Yukarıda sizlere yaklaşık 60 yıl süren bir olguyu özetlemeye çalıştım. 2 yıldır geldiğimiz noktada ise ‘yapılmakta olan yanlışın onlarca yıldır yapılan kıyı ve koy yağmacılığının yüzlerce örneğinden biri olmaktan daha öte bir özelliği olduğunu vurgulamam gerekiyor. Şöyle ki:
3 yanı denizlerle çevrili Türkiye’nin en önde gelen kültür zaafiyetlerinin başında belki de ‘su ve kıyı kültürsüzlüğü’ yer almaktadır. Büyük ölçüde tarihsellikten kaynaklanan bu sorunsalı aşacak devlet vizyonu ve devlet politikaları olmadığı için, duyarlı kişi ve devlet kurumlarının, birimlerinin bu sorunun çözümünde yaptığı tekil girişimler ciddi bir önem arz etmektedir. Bu tesisin yok edilmesi de bu bağlamda değerlendirilmelidir.

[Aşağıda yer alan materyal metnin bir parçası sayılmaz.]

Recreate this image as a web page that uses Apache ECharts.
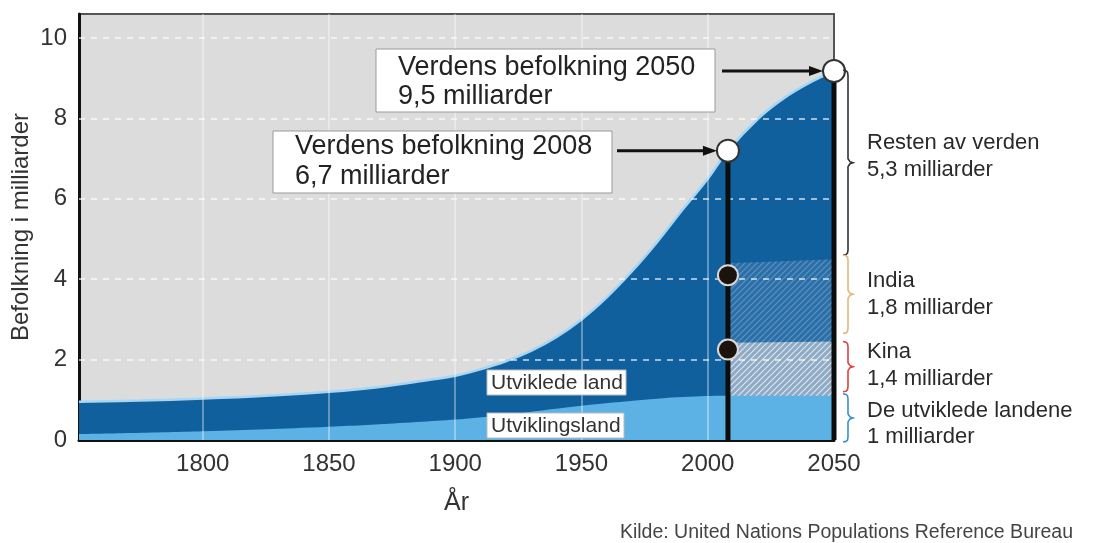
<!DOCTYPE html>
<html><head><meta charset="utf-8">
<script src="https://cdn.jsdelivr.net/npm/echarts@6/dist/echarts.min.js"></script>
<style>html,body{margin:0;padding:0;background:#fff}#c{width:1093px;height:543px}</style>
</head><body><div id="c"></div>
<script>
// ---- data ----
const totalYears = [1751,1775,1800,1825,1850,1870,1890,1900,1910,1920,1930,1940,1950,1960,1970,1980,1990,2000,2008,2020,2030,2040,2050];
const totalPop   = [0.95,0.98,1.03,1.1,1.2,1.32,1.5,1.6,1.76,1.96,2.22,2.56,3.0,3.55,4.2,4.93,5.73,6.5,7.2,8.0,8.5,8.88,9.18];
const devYears = [1751,1800,1850,1880,1913,1950,1975,1990,2008,2050];
const devPop   = [0.15,0.22,0.33,0.43,0.58,0.85,1.0,1.07,1.1,1.1];
const projYears = [2008,2050];
const chinaTop  = [2.42,2.45];
const indiaTop  = [4.4,4.5];
const dotYear = 2008;
const dotValues = [4.1,2.25];
const markYears = [2008,2050];
const markPop   = [7.2,9.18];
const xTicks = [1800,1850,1900,1950,2000,2050];
const yTicks = [0,2,4,6,8,10];
const braces = [ // [top value, bottom value, colour]
  [9.2,4.6,'#333333'],[4.6,2.65,'#e4b77c'],[2.45,1.2,'#d9443f'],[1.15,-0.05,'#3a8fd0']
];
const rightLabels = [
  ['Resten av verden','5,3 milliarder'],
  ['India','1,8 milliarder'],
  ['Kina','1,4 milliarder'],
  ['De utviklede landene','1 milliarder']
];

const FONT = 'Liberation Sans, Arial, Helvetica, sans-serif';
function pairs(xs, ys){ return xs.map((x,i)=>[x, ys[i]]); }
function hatch(bg, fg, size, lw){
  const c=document.createElement('canvas'); c.width=c.height=size;
  const g=c.getContext('2d'); g.fillStyle=bg; g.fillRect(0,0,size,size);
  g.strokeStyle=fg; g.lineWidth=lw; g.beginPath();
  g.moveTo(0,size); g.lineTo(size,0);
  g.moveTo(-size/2,size/2); g.lineTo(size/2,-size/2);
  g.moveTo(size/2,size*1.5); g.lineTo(size*1.5,size/2);
  g.stroke(); return c;
}
const indiaPat = hatch('#2c6ea6','rgba(150,195,232,0.45)',6,1.2);
const chinaPat = hatch('#8eaac4','rgba(240,245,250,0.8)',6,1.2);

const chart = echarts.init(document.getElementById('c'));
const option = {
  animation:false,
  grid:{left:79,right:259,top:14,bottom:103,outerBoundsMode:'none',containLabel:false,show:true,backgroundColor:'#dcdcdc',borderColor:'#555',borderWidth:2},
  xAxis:{type:'value',min:1751,max:2050,
    name:'År',nameLocation:'middle',nameGap:51,nameTextStyle:{fontSize:25,color:'#333',fontFamily:FONT},
    axisLine:{show:true,lineStyle:{color:'#111',width:3}},axisTick:{show:false},splitLine:{show:false},
    axisLabel:{customValues:xTicks,formatter:v=>String(v),fontSize:24,color:'#333',fontFamily:FONT,margin:12}},
  yAxis:{type:'value',min:0,max:10.6,interval:2,
    name:'Befolkning i milliarder',nameLocation:'middle',nameGap:46,nameRotate:90,nameMoveOverlap:false,
    nameTextStyle:{fontSize:24,color:'#333',fontFamily:FONT},
    axisLine:{show:true,lineStyle:{color:'#111',width:3}},axisTick:{show:false},splitLine:{show:false},
    axisLabel:{customValues:yTicks,formatter:v=>String(v),fontSize:24,color:'#333',fontFamily:FONT,margin:12}},
  series:[
    {type:'line',name:'total',data:pairs(totalYears,totalPop),smooth:0.4,symbol:'none',z:1,
      lineStyle:{color:'#a6d6f4',width:2.5},areaStyle:{color:'#11609e',opacity:1}},
    {type:'line',name:'india',data:pairs(projYears,indiaTop),symbol:'none',z:2,
      lineStyle:{width:0},areaStyle:{color:{image:indiaPat,repeat:'repeat'},opacity:1}},
    {type:'line',name:'kina',data:pairs(projYears,chinaTop),symbol:'none',z:2,
      lineStyle:{width:0},areaStyle:{color:{image:chinaPat,repeat:'repeat'},opacity:1}},
    {type:'line',name:'dev',data:pairs(devYears,devPop),smooth:0.4,symbol:'none',z:3,
      lineStyle:{width:0},areaStyle:{color:'#5cb1e5',opacity:1},
      markLine:{silent:true,symbol:['none','none'],label:{show:false},z:5,animation:false,
        data: yTicks.filter(v=>v>0).map(v=>({yAxis:v,lineStyle:{color:'rgba(255,255,255,0.6)',width:2,type:[6,6]}}))
          .concat(xTicks.filter(v=>v<2050).map(v=>({xAxis:v,lineStyle:{color:'rgba(255,255,255,0.35)',width:2,type:'solid'}})))}},
    ...markYears.map((yr,i)=>({type:'line',data:[[yr,0],[yr,markPop[i]]],symbol:'none',z:8,silent:true,
      lineStyle:{color:'#0d0d0d',width:5}})),
    {type:'scatter',data:dotValues.map(v=>[dotYear,v]),symbolSize:20,z:9,
      itemStyle:{color:'#1c140c',borderColor:'#d8d8d8',borderWidth:2,opacity:1}},
    {type:'scatter',data:pairs(markYears,markPop),symbolSize:22,z:9,
      itemStyle:{color:'#ffffff',borderColor:'#333',borderWidth:2,opacity:1}}
  ]
};
chart.setOption(option);

const P = (x,y)=>chart.convertToPixel({gridIndex:0},[x,y]);
const g = [];
function txt(t,x,y,size,opts){ return {type:'text',z:20,style:Object.assign({text:t,x:x,y:y,fill:'#222',font:size+'px '+FONT,verticalAlign:'middle',align:'left'},opts||{})}; }
// annotation boxes
g.push({type:'rect',z:20,shape:{x:376,y:49,width:339,height:63},style:{fill:'#fff',stroke:'#9a9a9a',lineWidth:1}});
g.push(txt('Verdens befolkning 2050',398,68,27));
g.push(txt('9,5 milliarder',398,97,27));
g.push({type:'rect',z:20,shape:{x:273,y:131,width:339,height:62},style:{fill:'#fff',stroke:'#9a9a9a',lineWidth:1}});
g.push(txt('Verdens befolkning 2008',295,147,27));
g.push(txt('6,7 milliarder',295,177,27));
// arrows
[[722,markYears[1],markPop[1]],[617,markYears[0],markPop[0]]].forEach(a=>{
  const p=P(a[1],a[2]); const tip=p[0]-11, y=p[1];
  g.push({type:'line',z:20,shape:{x1:a[0],y1:y,x2:tip-12,y2:y},style:{stroke:'#111',lineWidth:3}});
  g.push({type:'polygon',z:20,shape:{points:[[tip,y],[tip-14,y-5],[tip-14,y+5]]},style:{fill:'#111'}});
});
// braces
braces.forEach(b=>{
  const y1=P(2050,b[0])[1], y2=P(2050,b[1])[1], ym=(y1+y2)/2, x=848;
  const pts=[[x-5,y1],[x-2,y1+0.6],[x-0.5,y1+2],[x,y1+5],[x,ym-4],[x+2,ym-1],[x+5,ym],[x+2,ym+1],[x,ym+4],[x,y2-5],[x-0.5,y2-2],[x-2,y2-0.6],[x-5,y2]];
  g.push({type:'polyline',z:20,shape:{points:pts},style:{stroke:b[2],lineWidth:1.6,fill:null}});
});
// right labels
const labelY=[[143,170],[281,308],[352,379],[411,437]];
rightLabels.forEach((l,i)=>{
  g.push(txt(l[0],867,labelY[i][0],22,{fill:'#2a2a2a'}));
  g.push(txt(l[1],867,labelY[i][1],22,{fill:'#2a2a2a'}));
});
// area labels
g.push({type:'rect',z:20,shape:{x:487,y:370,width:139,height:25},style:{fill:'#fff',stroke:'#bbb',lineWidth:1}});
g.push(txt('Utviklede land',491,383,21,{fill:'#333'}));
g.push({type:'rect',z:20,shape:{x:487,y:413,width:137,height:25},style:{fill:'#fff',stroke:'#bbb',lineWidth:1}});
g.push(txt('Utviklingsland',491,426,21,{fill:'#333'}));
// source
g.push(txt('Kilde: United Nations Populations Reference Bureau',1073,533,19.5,{fill:'#444',align:'right'}));
chart.setOption({graphic:g});
</script></body></html>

Tesisin işlevlendirilmesi ve yer seçimi, su ve kıyı kültürsüzlüğümüzden beklenmeyecek derecede isabetlidir. Ancak daha da önemlisi, bu devlet 60 yıla yakın bir denemeyi, giderek artan bir başarıyla sürdürmüştür. Geldiği aşamada ise yapacağı şey bu tesisin mimarisini, programını ve strüktürünü iyileştirmek ve olsa olsa tesisin benzerlerini başka yerlerde realize etmektir.
60 yıldır gençliğe özel bir hizmet veren tesisin kapatılmasına ‘yelkeni, tekneyi, yüzmeyi orada öğrenmiş binlerce kişinin’ tepki göstermemesini belki geleneksel su ve kıyı kültürsüzlüğümüzle bir ölçüde açıklayabiliriz. Ancak bu konuyla doğrudan ya da dolaylı ilgili akademilerimiz, meslek odalarımız, spor kulüplerimiz vb., ve de elbette basınımızın ataletine ne diyeceğiz?
Bazı söylemlere göre öteki dünyada Buda’dan Zeus’a, Apolyon’dan Poseydon’a kadar tüm tanrılar cennet/cehennem sorgulamalarında görevliymiş. Eğer doğru ise deniz tanrısı Poseydon ‘açmış kucağını bizimkileri dört gözle bekliyordur’.
Son bir not: Derler ki insan, hayvan, böcek ve benzeri canlıların tek ortak yanları, yaşadıkları tecrübelerden çıkarttığı sonuçlar ile geri kalan yaşamlarını organize etmeleriymiş. O zaman sormak lazım, yukarıda özetlediğim deneyimi yok sayanlara ne sıfat biçebiliriz?